+++ Extracted information
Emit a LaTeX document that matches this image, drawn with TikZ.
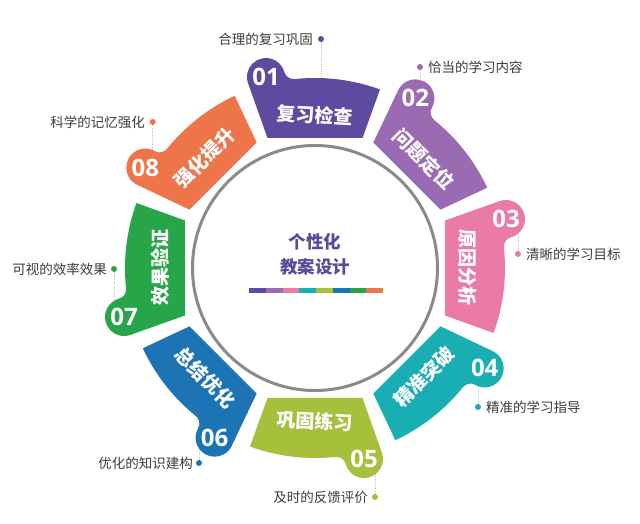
\documentclass[tikz,border=0pt]{standalone}
\usepackage{fontspec}
\newfontfamily\cjk{Noto Sans CJK SC}
\newfontfamily\numfont{Open Sans}
\definecolor{c1}{HTML}{5E4B9F}
\definecolor{c2}{HTML}{9A6BB3}
\definecolor{c3}{HTML}{E97BA6}
\definecolor{c4}{HTML}{18AEB4}
\definecolor{c5}{HTML}{A6C03B}
\definecolor{c6}{HTML}{1C74B4}
\definecolor{c7}{HTML}{27A548}
\definecolor{c8}{HTML}{EE744A}
\definecolor{ringgray}{HTML}{8A8A8A}
\definecolor{txtgray}{HTML}{3C3C3C}
\definecolor{ctrpurple}{HTML}{5B4A9B}
\tikzset{
  seglabel/.style={text=white, font=\cjk\bfseries\fontsize{19}{20}\selectfont, inner sep=0pt},
  numlabel/.style={text=white, font=\numfont\bfseries\fontsize{24}{24}\selectfont, inner sep=0pt},
  outlabel/.style={text=txtgray, font=\cjk\fontsize{13.5}{14}\selectfont, inner sep=0pt},
  ctrlabel/.style={text=ctrpurple, font=\cjk\bfseries\fontsize{17.5}{18}\selectfont, inner sep=0pt},
  dotmark/.style={circle, fill=#1, minimum size=6pt, inner sep=0pt},
  leader/.style={draw=gray!55, line width=0.7pt, dash pattern=on 0.8pt off 1.6pt},
}
\begin{document}
\begin{tikzpicture}[x=1pt,y=1pt]
\useasboundingbox (0,0) rectangle (640,524);
\fill[white] (0,0) rectangle (640,524);
\coordinate (O) at (315,256);

% segments
\foreach \a/\c in {90/c1,45/c2,0/c3,-45/c4,-90/c5,-135/c6,180/c7,135/c8}{
  \begin{scope}[shift={(315,256)},rotate=\a]
  \fill[\c] (130,-47.5) -- (-20:190) arc[start angle=-20,end angle=6,radius=190]
     .. controls (188.44,24.83) and (191.07,29.35) .. (195.9,30.65)
     arc[start angle=-75,end angle=110,radius=19] -- (130,47.5) -- cycle;
  \end{scope}
}

% central ring
\draw[ringgray, line width=3pt] (O) circle[radius=122.5];

% center text
\node[ctrlabel] (c1) at (315,282.5) {个性化};
\node[ctrlabel] (c2) at (315,257.5) {教案设计};
\foreach \i/\c in {0/c1,1/c2,2/c3,3/c4,4/c5,5/c6,6/c7,7/c8}{
  \fill[\c] (249+\i*16.75,230.7) rectangle (249+\i*16.75+16.75,235.7);
}

% segment labels
\node[seglabel, rotate=-3]  (s1) at ([shift={(90:153)}]O) {复习检查};
\node[seglabel, rotate=-45] (s2) at ([shift={(45:154)}]O) {问题定位};
\node[seglabel, rotate=-90] (s3) at ([shift={(0:153)}]O) {原因分析};
\node[seglabel, rotate=45]  (s4) at ([shift={(-45:154)}]O) {精准突破};
\node[seglabel, rotate=-3]  (s5) at ([shift={(-90:153)}]O) {巩固练习};
\node[seglabel, rotate=-45] (s6) at ([shift={(-135:155)}]O) {总结优化};
\node[seglabel, rotate=90]  (s7) at ([shift={(180:155)}]O) {效果验证};
\node[seglabel, rotate=45]  (s8) at ([shift={(135:156)}]O) {强化提升};

% numbers
\node[numlabel] (n1) at ([shift={(104.39:197.2)}]O) {01};
\node[numlabel] (n2) at ([shift={(59.39:197.2)}]O) {02};
\node[numlabel] (n3) at ([shift={(14.39:197.2)}]O) {03};
\node[numlabel] (n4) at ([shift={(-30.61:197.2)}]O) {04};
\node[numlabel] (n5) at ([shift={(-75.61:197.2)}]O) {05};
\node[numlabel] (n6) at ([shift={(-120.61:197.2)}]O) {06};
\node[numlabel] (n7) at ([shift={(194.39:197.2)}]O) {07};
\node[numlabel] (n8) at ([shift={(149.39:197.2)}]O) {08};

% leader ends
\coordinate (e1) at (321,446);
\coordinate (e2) at (420,444);
\coordinate (e3) at (518,290);
\coordinate (e4) at (478,138);
\coordinate (e5) at (375,50);
\coordinate (e6) at (199,75);
\coordinate (e7) at (114,223);
\coordinate (e8) at (152.7,374);

% dots
\node[dotmark=c1] (d1) at (321,485) {};
\node[dotmark=c2] (d2) at (420,457) {};
\node[dotmark=c3] (d3) at (518,270) {};
\node[dotmark=c4] (d4) at (478,117) {};
\node[dotmark=c5] (d5) at (375,27) {};
\node[dotmark=c6] (d6) at (199,61) {};
\node[dotmark=c7] (d7) at (114,255) {};
\node[dotmark=c8] (d8) at (152.7,402) {};

\foreach \i in {1,...,8}{ \draw[leader] (d\i) -- (e\i); }

% outer labels
\node[outlabel, anchor=east] (t1) at (313,485) {合理的复习巩固};
\node[outlabel, anchor=west] (t2) at (428,457) {恰当的学习内容};
\node[outlabel, anchor=west] (t3) at (526,270) {清晰的学习目标};
\node[outlabel, anchor=west] (t4) at (486,117) {精准的学习指导};
\node[outlabel, anchor=east] (t5) at (368,27) {及时的反馈评价};
\node[outlabel, anchor=east] (t6) at (193,61) {优化的知识建构};
\node[outlabel, anchor=east] (t7) at (107,255) {可视的效率效果};
\node[outlabel, anchor=east] (t8) at (145,402) {科学的记忆强化};
\end{tikzpicture}
\end{document}
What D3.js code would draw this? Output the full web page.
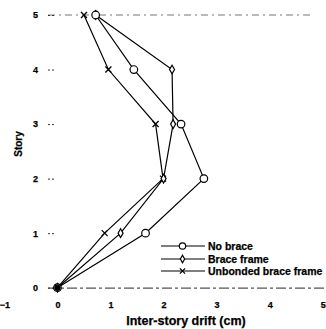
<!DOCTYPE html>
<html>
<head>
<meta charset="utf-8">
<script src="https://cdn.jsdelivr.net/npm/d3@7"></script>
<style>
  body { margin: 0; background: #fff; }
  text { font-family: "Liberation Sans", Arial, sans-serif; font-weight: bold; fill: #000; stroke: #000; stroke-width: 0.25px; }
</style>
</head>
<body>
<script>
'use strict';

// story levels and drift values (cm)
const stories = [0, 1, 2, 3, 4, 5];
const noBrace = [0, 1.66, 2.76, 2.33, 1.44, 0.72];
const braceFrame = [0, 1.19, 2.0, 2.18, 2.16, 0.72];
const unbonded = [0, 0.89, 1.99, 1.85, 0.96, 0.50];
const xTicks = [-1, 0, 1, 2, 3, 4, 5];
const yTicks = [0, 1, 2, 3, 4, 5];
const seriesNames = ["No brace", "Brace frame", "Unbonded brace frame"];

(function () {
  let svg = d3.select("body")
    .append("svg")
    .attr("width", 326)
    .attr("height", 329);

  // scales
  let xScale = d3.scaleLinear().domain([-1, 5]).range([4.4, 322.7]);
  let yScale = d3.scaleLinear().domain([0, 5]).range([287.7, 15]);

  // faint dashed frame lines (top and bottom)
  svg.append("line")
    .attr("x1", 48).attr("x2", 312)
    .attr("y1", yScale(5)).attr("y2", yScale(5))
    .attr("stroke", "#777").attr("stroke-width", 1)
    .attr("stroke-dasharray", "7,4,2,4");
  svg.append("line")
    .attr("x1", 48).attr("x2", 326)
    .attr("y1", yScale(0) + 0.5).attr("y2", yScale(0) + 0.5)
    .attr("stroke", "#555").attr("stroke-width", 1.2)
    .attr("stroke-dasharray", "10,3,3,3");

  // y axis: labels and little tick dashes, no axis line
  let yAxis = d3.axisLeft(yScale)
    .tickValues(yTicks)
    .tickSize(6)
    .tickPadding(10)
    .tickFormat(d3.format("d"));
  let gy = svg.append("g")
    .attr("transform", "translate(54,0)")
    .call(yAxis);
  gy.select(".domain").remove();
  gy.selectAll(".tick line")
    .attr("stroke", "#333")
    .attr("stroke-dasharray", "2,2");
  gy.selectAll(".tick text")
    .style("font-size", "9px")
    .style("font-family", "Liberation Sans, Arial, sans-serif")
    .style("font-weight", "bold");

  // x axis: labels only
  let xAxis = d3.axisBottom(xScale)
    .tickValues(xTicks)
    .tickSize(0)
    .tickPadding(0)
    .tickFormat(d3.format("d"));
  let gx = svg.append("g")
    .attr("transform", "translate(0,302)")
    .call(xAxis);
  gx.select(".domain").remove();
  gx.selectAll(".tick text")
    .style("font-size", "9px")
    .style("font-family", "Liberation Sans, Arial, sans-serif")
    .style("font-weight", "bold");

  // axis titles
  svg.append("text")
    .attr("x", 186)
    .attr("y", 325)
    .attr("text-anchor", "middle")
    .style("font-size", "12.5px")
    .text("Inter-story drift (cm)");

  svg.append("text")
    .attr("transform", "translate(22,144)rotate(-90)")
    .attr("text-anchor", "middle")
    .style("font-size", "10px")
    .text("Story");

  // series lines
  let allSeries = [noBrace, braceFrame, unbonded];
  let line = d3.line()
    .x((d) => xScale(d.x))
    .y((d) => yScale(d.y));

  let markers = [drawCircle, drawDiamond, drawCross];

  // draw in reverse so circles land on top
  [2, 1, 0].forEach((i) => {
    let pts = allSeries[i].map((v, k) => ({ x: v, y: stories[k] }));
    svg.append("path")
      .datum(pts)
      .attr("fill", "none")
      .attr("stroke", "#000")
      .attr("stroke-width", 1.2)
      .attr("d", line);
  });
  [2, 1, 0].forEach((i) => {
    allSeries[i].forEach((v, k) => {
      markers[i](svg, xScale(v), yScale(stories[k]));
    });
  });

  // filled blob at origin
  svg.append("circle")
    .attr("cx", xScale(0)).attr("cy", yScale(0))
    .attr("r", 3.2).attr("fill", "#000");

  // legend
  let legendY = [246, 259, 271];
  seriesNames.forEach((name, i) => {
    svg.append("line")
      .attr("x1", 161).attr("x2", 205)
      .attr("y1", legendY[i]).attr("y2", legendY[i])
      .attr("stroke", "#000").attr("stroke-width", 1.2);
    markers[i](svg, 182.5, legendY[i], true);
    svg.append("text")
      .attr("x", 208)
      .attr("y", legendY[i] + 3.8)
      .style("font-size", "10.5px")
      .text(name);
  });

  function drawCircle(g, cx, cy, small) {
    g.append("circle")
      .attr("cx", cx).attr("cy", cy).attr("r", small ? 3.2 : 3.8)
      .attr("fill", "#fff").attr("stroke", "#000").attr("stroke-width", 1.2);
  }

  function drawDiamond(g, cx, cy, small) {
    g.append("path")
      .attr("d", d3.symbol().type(d3.symbolDiamond).size(small ? 16 : 22))
      .attr("transform", "translate(" + cx + "," + cy + ")")
      .attr("fill", "#fff").attr("stroke", "#000").attr("stroke-width", 1.2);
  }

  function drawCross(g, cx, cy, small) {
    let s = small ? 2.6 : 3;
    g.append("path")
      .attr("d", "M" + (cx - s) + "," + (cy - s) + "L" + (cx + s) + "," + (cy + s) +
        "M" + (cx - s) + "," + (cy + s) + "L" + (cx + s) + "," + (cy - s))
      .attr("stroke", "#000").attr("stroke-width", 1.3);
  }
})();
</script>
</body>
</html>
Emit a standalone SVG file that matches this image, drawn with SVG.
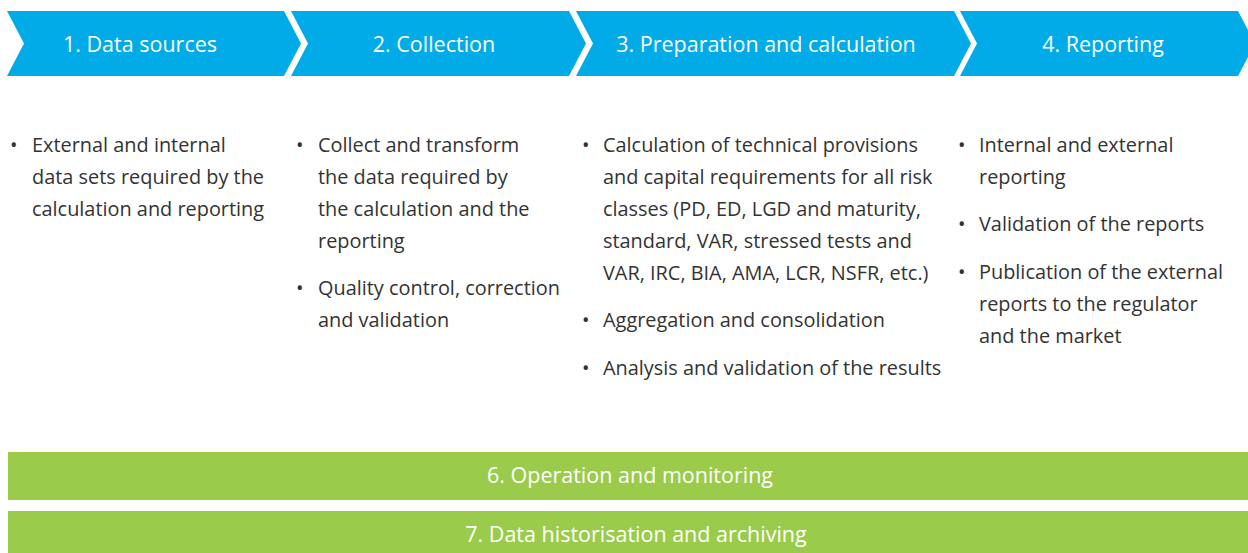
<svg xmlns="http://www.w3.org/2000/svg" width="1248" height="553" viewBox="0 0 1248 553">
<style>
.chev{fill:#00ABE7}
.bar{fill:#9BCB4B}
.hd{font-family:"Open Sans","Noto Sans","Liberation Sans",sans-serif;font-size:21.5px;fill:#fff;text-anchor:middle}
.tx{font-family:"Open Sans","Noto Sans","Liberation Sans",sans-serif;font-size:19.9px;fill:#333}
.bl{font-family:"Open Sans","Noto Sans","Liberation Sans",sans-serif;font-size:19.9px;fill:#333}
</style>
<rect width="1248" height="553" fill="#fff"/>
<g id="step1">
<polygon class="chev" points="7,11 284,11 301,43.5 284,76 7,76 24,43.5"/>
<text class="hd" x="140" y="52">1. Data sources</text>
</g>
<g id="step2">
<polygon class="chev" points="291,11 569,11 586,43.5 569,76 291,76 308,43.5"/>
<text class="hd" x="434" y="52">2. Collection</text>
</g>
<g id="step3">
<polygon class="chev" points="576,11 954,11 971,43.5 954,76 576,76 593,43.5"/>
<text class="hd" x="766" y="52">3. Preparation and calculation</text>
</g>
<g id="step4">
<polygon class="chev" points="960,11 1238,11 1255,43.5 1238,76 960,76 977,43.5"/>
<text class="hd" x="1103" y="52">4. Reporting</text>
</g>
<g id="col1">
<text class="bl" x="10" y="152">•</text>
<text class="tx" x="32" y="152">External and internal</text>
<text class="tx" x="32" y="184">data sets required by the</text>
<text class="tx" x="32" y="216">calculation and reporting</text>
</g>
<g id="col2">
<text class="bl" x="296" y="152">•</text>
<text class="tx" x="318" y="152">Collect and transform</text>
<text class="tx" x="318" y="184">the data required by</text>
<text class="tx" x="318" y="216">the calculation and the</text>
<text class="tx" x="318" y="248">reporting</text>
<text class="bl" x="296" y="295">•</text>
<text class="tx" x="318" y="295">Quality control, correction</text>
<text class="tx" x="318" y="327">and validation</text>
</g>
<g id="col3">
<text class="bl" x="582" y="152">•</text>
<text class="tx" x="603" y="152">Calculation of technical provisions</text>
<text class="tx" x="603" y="184">and capital requirements for all risk</text>
<text class="tx" x="603" y="216">classes (PD, ED, LGD and maturity,</text>
<text class="tx" x="603" y="248">standard, VAR, stressed tests and</text>
<text class="tx" x="603" y="280">VAR, IRC, BIA, AMA, LCR, NSFR, etc.)</text>
<text class="bl" x="582" y="327">•</text>
<text class="tx" x="603" y="327">Aggregation and consolidation</text>
<text class="bl" x="582" y="375">•</text>
<text class="tx" x="603" y="375">Analysis and validation of the results</text>
</g>
<g id="col4">
<text class="bl" x="958" y="152">•</text>
<text class="tx" x="979" y="152">Internal and external</text>
<text class="tx" x="979" y="184">reporting</text>
<text class="bl" x="958" y="231">•</text>
<text class="tx" x="979" y="231">Validation of the reports</text>
<text class="bl" x="958" y="279">•</text>
<text class="tx" x="979" y="279">Publication of the external</text>
<text class="tx" x="979" y="311">reports to the regulator</text>
<text class="tx" x="979" y="343">and the market</text>
</g>
<g id="bar6">
<rect class="bar" x="8" y="452" width="1240" height="48"/>
<text class="hd" x="630" y="483">6. Operation and monitoring</text>
</g>
<g id="bar7">
<rect class="bar" x="8" y="511" width="1240" height="42"/>
<text class="hd" x="636" y="542">7. Data historisation and archiving</text>
</g>
<g id="connectors"/>
</svg>
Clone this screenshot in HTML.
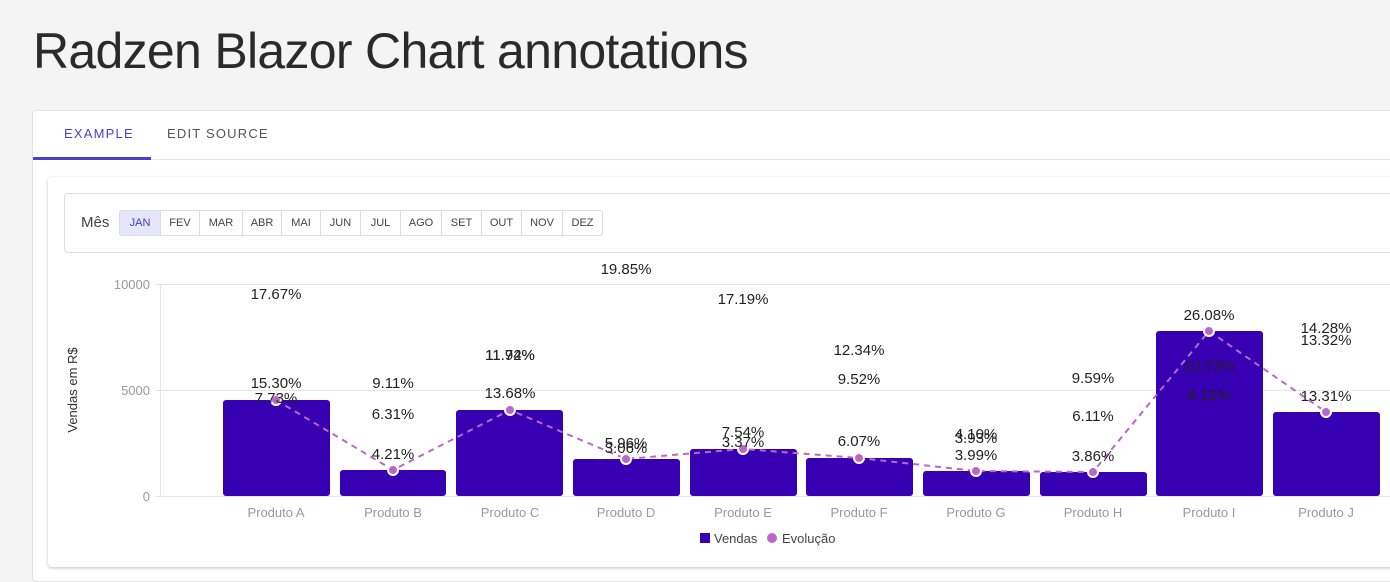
<!DOCTYPE html>
<html><head><style>
body{margin:0;width:1390px;height:573px;background:#f4f4f4;font-family:"Liberation Sans",sans-serif;overflow:hidden;position:relative}
h1{position:absolute;left:33px;top:22px;margin:0;font-weight:normal;font-size:50px;letter-spacing:-0.7px;color:#2a2a2a}
.card{position:absolute;left:32px;top:110px;width:1370px;height:470px;background:#fff;border:1px solid #e2e2e2;border-radius:4px}
.tab{position:absolute;top:126px;font-size:13px;letter-spacing:1.2px;color:#555}
.inner{position:absolute;left:48px;top:177px;width:1350px;height:390px;background:#fff;border-radius:4px;box-shadow:0 1px 3px rgba(0,0,0,.25)}
.filter{position:absolute;left:64px;top:193px;width:1340px;height:58px;border:1px solid #ddd;border-radius:4px}
.btns{position:absolute;left:119px;top:210px;display:flex;border:1px solid #ddd;border-radius:3px;overflow:hidden}
.btns span{font-size:11px;color:#444;padding:0;height:24px;line-height:24px;text-align:center;border-left:1px solid #ddd}
.btns span:first-child{border-left:none;background:#e6e6fa;color:#4040c0}
</style></head><body>
<h1>Radzen Blazor Chart annotations</h1>
<div class="card"></div>
<div class="tab" style="left:64px;color:#4b3fcf">EXAMPLE</div>
<div class="tab" style="left:167px">EDIT SOURCE</div>
<div style="position:absolute;left:33px;top:159px;width:1360px;height:1px;background:#e2e2e2"></div>
<div style="position:absolute;left:33px;top:157px;width:118px;height:3px;background:#4b3fcf"></div>
<div class="inner"></div>
<div class="filter"></div>
<div style="position:absolute;left:81px;top:214px;font-size:15px;color:#444">Mês</div>
<div class="btns">
<span style="width:40px">JAN</span><span style="width:38px">FEV</span><span style="width:42px">MAR</span><span style="width:38px">ABR</span><span style="width:38px">MAI</span><span style="width:39px">JUN</span><span style="width:39px">JUL</span><span style="width:40px">AGO</span><span style="width:39px">SET</span><span style="width:39px">OUT</span><span style="width:40px">NOV</span><span style="width:39px">DEZ</span>
</div>
<svg style="position:absolute;left:0;top:0" width="1390" height="573" font-family="Liberation Sans, sans-serif">
<g stroke="#e6e6e6" stroke-width="1">
<line x1="155" y1="284.5" x2="1390" y2="284.5"/><line x1="155" y1="390.5" x2="1390" y2="390.5"/><line x1="155" y1="496.5" x2="1390" y2="496.5"/>
<line x1="160.5" y1="284" x2="160.5" y2="496"/>
</g>
<g font-size="13" fill="#999" text-anchor="end">
<text x="150" y="289">10000</text><text x="150" y="395">5000</text><text x="150" y="501">0</text>
</g>
<text transform="translate(77,390) rotate(-90)" font-size="13" fill="#333" text-anchor="middle">Vendas em R$</text>
<g fill="#3700b3">
<rect x="223" y="400" width="107" height="96" rx="3"/>
<rect x="340" y="470" width="106" height="26" rx="3"/>
<rect x="456" y="410" width="107" height="86" rx="3"/>
<rect x="573" y="459" width="107" height="37" rx="3"/>
<rect x="690" y="449" width="107" height="47" rx="3"/>
<rect x="806" y="458" width="107" height="38" rx="3"/>
<rect x="923" y="471" width="107" height="25" rx="3"/>
<rect x="1040" y="472" width="107" height="24" rx="3"/>
<rect x="1156" y="331" width="107" height="165" rx="3"/>
<rect x="1273" y="412" width="107" height="84" rx="3"/>
</g>
<polyline fill="none" stroke="#ba68c8" stroke-width="2" stroke-dasharray="6,5" points="276,400 393,470 510,410 626,459 743,449 859,458 976,471 1093,472 1209,331 1326,412"/>
<g fill="#ba68c8" stroke="#fff" stroke-width="2">
<circle cx="276" cy="400" r="5"/><circle cx="393" cy="470" r="5"/><circle cx="510" cy="410" r="5"/><circle cx="626" cy="459" r="5"/><circle cx="743" cy="449" r="5"/><circle cx="859" cy="458" r="5"/><circle cx="976" cy="471" r="5"/><circle cx="1093" cy="472" r="5"/><circle cx="1209" cy="331" r="5"/><circle cx="1326" cy="412" r="5"/>
</g>
<g font-size="15" fill="#222" text-anchor="middle">
<text x="276" y="299">17.67%</text><text x="276" y="388">15.30%</text><text x="276" y="403">7.73%</text>
<text x="393" y="388">9.11%</text><text x="393" y="419">6.31%</text><text x="393" y="459">4.21%</text>
<text x="510" y="360">11.94%</text><text x="510" y="360">11.72%</text><text x="510" y="398">13.68%</text>
<text x="626" y="274">19.85%</text><text x="626" y="448">5.96%</text><text x="626" y="453">3.06%</text>
<text x="743" y="304">17.19%</text><text x="743" y="437">7.54%</text><text x="743" y="447">3.37%</text>
<text x="859" y="355">12.34%</text><text x="859" y="384">9.52%</text><text x="859" y="446">6.07%</text>
<text x="976" y="439">4.10%</text><text x="976" y="443">3.93%</text><text x="976" y="460">3.99%</text>
<text x="1093" y="383">9.59%</text><text x="1093" y="421">6.11%</text><text x="1093" y="461">3.86%</text>
<text x="1209" y="320">26.08%</text><text x="1209" y="371">10.73%</text><text x="1209" y="400">8.12%</text>
<text x="1326" y="333">14.28%</text><text x="1326" y="345">13.32%</text><text x="1326" y="401">13.31%</text>
</g>
<g font-size="13" fill="#999" text-anchor="middle">
<text x="276" y="517">Produto A</text><text x="393" y="517">Produto B</text><text x="510" y="517">Produto C</text><text x="626" y="517">Produto D</text><text x="743" y="517">Produto E</text><text x="859" y="517">Produto F</text><text x="976" y="517">Produto G</text><text x="1093" y="517">Produto H</text><text x="1209" y="517">Produto I</text><text x="1326" y="517">Produto J</text>
</g>
<rect x="700" y="533" width="10" height="10" fill="#3700b3"/>
<text x="714" y="543" font-size="13" fill="#444">Vendas</text>
<circle cx="772" cy="538" r="5" fill="#ba68c8"/>
<text x="782" y="543" font-size="13" fill="#444">Evolução</text>
</svg>
</body></html>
++++++
◆ Problem ◆
Nothing but the lines from the one with "What D3.js code" through the one with "let yScale = d3.scaleLinear().domain([0, 5]).range([287.7, 15]);" is to be copied, exactly and ends included. Leave pictures out.

◆ Correct output ◆
What D3.js code would draw this? Output the full web page.
<!DOCTYPE html>
<html>
<head>
<meta charset="utf-8">
<script src="https://cdn.jsdelivr.net/npm/d3@7"></script>
<style>
  body { margin: 0; background: #fff; }
  text { font-family: "Liberation Sans", Arial, sans-serif; font-weight: bold; fill: #000; stroke: #000; stroke-width: 0.25px; }
</style>
</head>
<body>
<script>
'use strict';

// story levels and drift values (cm)
const stories = [0, 1, 2, 3, 4, 5];
const noBrace = [0, 1.66, 2.76, 2.33, 1.44, 0.72];
const braceFrame = [0, 1.19, 2.0, 2.18, 2.16, 0.72];
const unbonded = [0, 0.89, 1.99, 1.85, 0.96, 0.50];
const xTicks = [-1, 0, 1, 2, 3, 4, 5];
const yTicks = [0, 1, 2, 3, 4, 5];
const seriesNames = ["No brace", "Brace frame", "Unbonded brace frame"];

(function () {
  let svg = d3.select("body")
    .append("svg")
    .attr("width", 326)
    .attr("height", 329);

  // scales
  let xScale = d3.scaleLinear().domain([-1, 5]).range([4.4, 322.7]);
  let yScale = d3.scaleLinear().domain([0, 5]).range([287.7, 15]);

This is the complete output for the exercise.